3D-Printed Air-Coupled Ultrasonic Transducer Based on Conductive Filament

3D-printing holds the potential to revolutionize transducer manufacturing in terms of low-cost and customizability thanks its design flexibility. The transducer can be individually designed to specific applications concerning shape and by tuning performance properties. In this study, we investigate using conductive filament as an electrode in a 3D-printed, air-coupled, capacitive, ultrasonic transducer. The transducer is based on biocompatible and biodegradable polylactide (PLA). We investigate the transducers output sound pressure level (SPL) in an anechoeic chamber compared to a transducer of the same design with an evaporated aluminum electrode at a maximum actuation of 300 VDC and 250 VDC. The transducer shows a maximum SPL of 95.75 dB, slightly exceeding the SPL of the reference transducer at 93.82 dB, proving the functionality of the printed electrode.
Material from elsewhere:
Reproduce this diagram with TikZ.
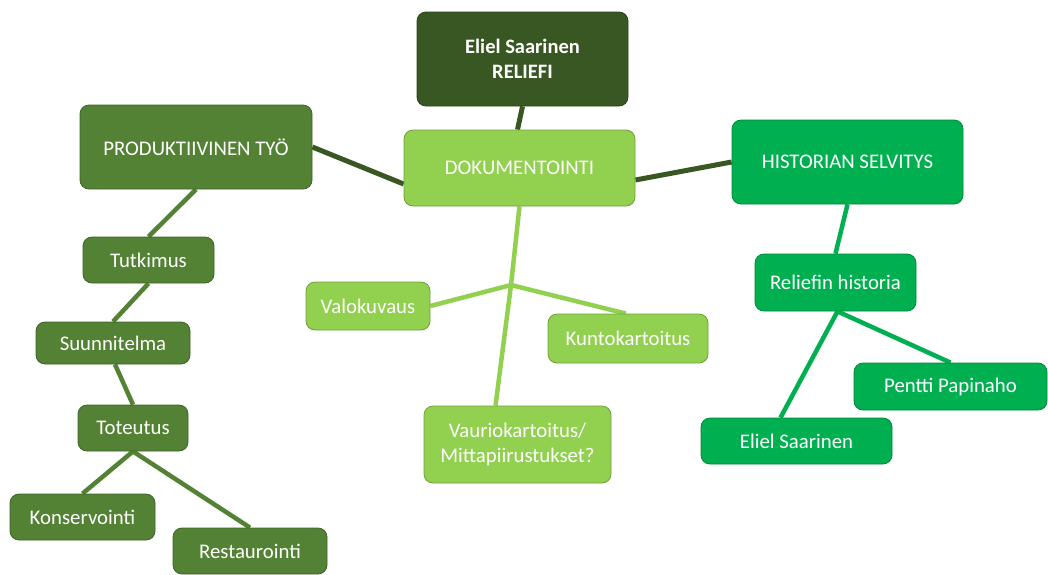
\documentclass[tikz,border=0pt]{standalone}
\usepackage{fontspec}
\setmainfont{Carlito}
\usetikzlibrary{backgrounds}
\definecolor{cdark}{HTML}{385723}
\definecolor{cdarkb}{HTML}{2A4219}
\definecolor{cprod}{HTML}{548235}
\definecolor{cprodb}{HTML}{3F6227}
\definecolor{clight}{HTML}{92D050}
\definecolor{clightb}{HTML}{6E9E3C}
\definecolor{chist}{HTML}{00B050}
\definecolor{chistb}{HTML}{00843C}
\tikzset{
  box/.style={rounded corners=9pt, text=white, font=\fontsize{20.8}{25}\selectfont, align=center, inner sep=0pt, line width=0.8pt},
  boxdark/.style={box, fill=cdark, draw=cdarkb, font=\fontsize{20.5}{25}\selectfont\bfseries},
  boxprod/.style={box, fill=cprod, draw=cprodb},
  boxlight/.style={box, fill=clight, draw=clightb},
  boxhist/.style={box, fill=chist, draw=chistb},
  lndark/.style={draw=cdark, line width=5pt},
  lnprod/.style={draw=cprod, line width=4.5pt},
  lnlight/.style={draw=clight, line width=4.5pt},
  lnhist/.style={draw=chist, line width=4.5pt},
}
\begin{document}
\begin{tikzpicture}[x=1pt,y=-1pt]
\useasboundingbox (0,0) rectangle (1048,574);
% nodes
\node[boxdark, minimum width=211pt, minimum height=94pt] (rel) at (522.5,59) {Eliel Saarinen\\RELIEFI};
\node[boxlight, minimum width=231pt, minimum height=76pt] (dok) at (519.5,168) {DOKUMENTOINTI};
\node[boxprod, minimum width=232pt, minimum height=84pt] (prod) at (196,147) {PRODUKTIIVINEN TYÖ};
\node[boxhist, minimum width=231pt, minimum height=84pt] (hist) at (847.5,162) {HISTORIAN SELVITYS};
\node[boxprod, minimum width=131pt, minimum height=46pt] (tut) at (148.5,260) {Tutkimus};
\node[boxprod, minimum width=154pt, minimum height=42pt] (suu) at (113,343) {Suunnitelma};
\node[boxprod, minimum width=110pt, minimum height=46pt] (tot) at (133,428) {Toteutus};
\node[boxprod, minimum width=145pt, minimum height=46pt] (kon) at (82.5,517) {Konservointi};
\node[boxprod, minimum width=154pt, minimum height=46pt] (res) at (250,551) {Restaurointi};
\node[boxlight, minimum width=124pt, minimum height=48pt] (val) at (368,306) {Valokuvaus};
\node[boxlight, minimum width=160pt, minimum height=49pt] (kun) at (628,338.5) {Kuntokartoitus};
\node[boxlight, minimum width=187pt, minimum height=77pt] (vau) at (517.5,444.5) {Vauriokartoitus/\\Mittapiirustukset?};
\node[boxhist, minimum width=161pt, minimum height=57pt] (rh) at (835.5,282.5) {Reliefin historia};
\node[boxhist, minimum width=193pt, minimum height=47pt] (pen) at (950.5,386.5) {Pentti Papinaho};
\node[boxhist, minimum width=191pt, minimum height=46pt] (eli) at (796.5,441) {Eliel Saarinen};
\coordinate (j) at (511,285);
% connectors
\begin{scope}[on background layer]
\draw[lndark] (rel.south) -- ([xshift=-2pt]dok.north);
\draw[lndark] (prod.east) -- ([yshift=-16pt]dok.west);
\draw[lndark] ([yshift=-12pt]dok.east) -- (hist.west);
\draw[lnprod] (prod.south) -- (tut.north);
\draw[lnprod] (tut.south) -- (suu.north);
\draw[lnprod] ([xshift=2pt]suu.south) -- (tot.north);
\draw[lnprod] (tot.south) -- (kon.north);
\draw[lnprod] (tot.south) -- (res.north);
\draw[lnlight] (dok.south) -- (j) -- ([xshift=-22pt]vau.north);
\draw[lnlight] (val.east) -- (j) -- ([xshift=-2pt]kun.north);
\draw[lnhist] (hist.south) -- (rh.north);
\draw[lnhist] ([xshift=2pt]rh.south) -- (pen.north);
\draw[lnhist] ([xshift=2pt]rh.south) -- ([xshift=-16pt]eli.north);
\end{scope}
\end{tikzpicture}
\end{document}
Additionally, we polarize the transducer with contact charging to evaluate the materials suitability as a ferroelectret without using a DC-bias voltage and track the SPL over a period of 72 hours. However, the sound pressure rapidly dropped, leaving practically no effect of the initial polarizing after 72 hours. Therefore, the used filament is not suitable to form a ferroelectret. The advances presented in this work mark another step toward creating a fully printable ultrasonic transducer increasing the accessibility and simplification of transducer manufacturing and show the suitability of conductive filament to be used as an electrode in an ultrasonic transducer.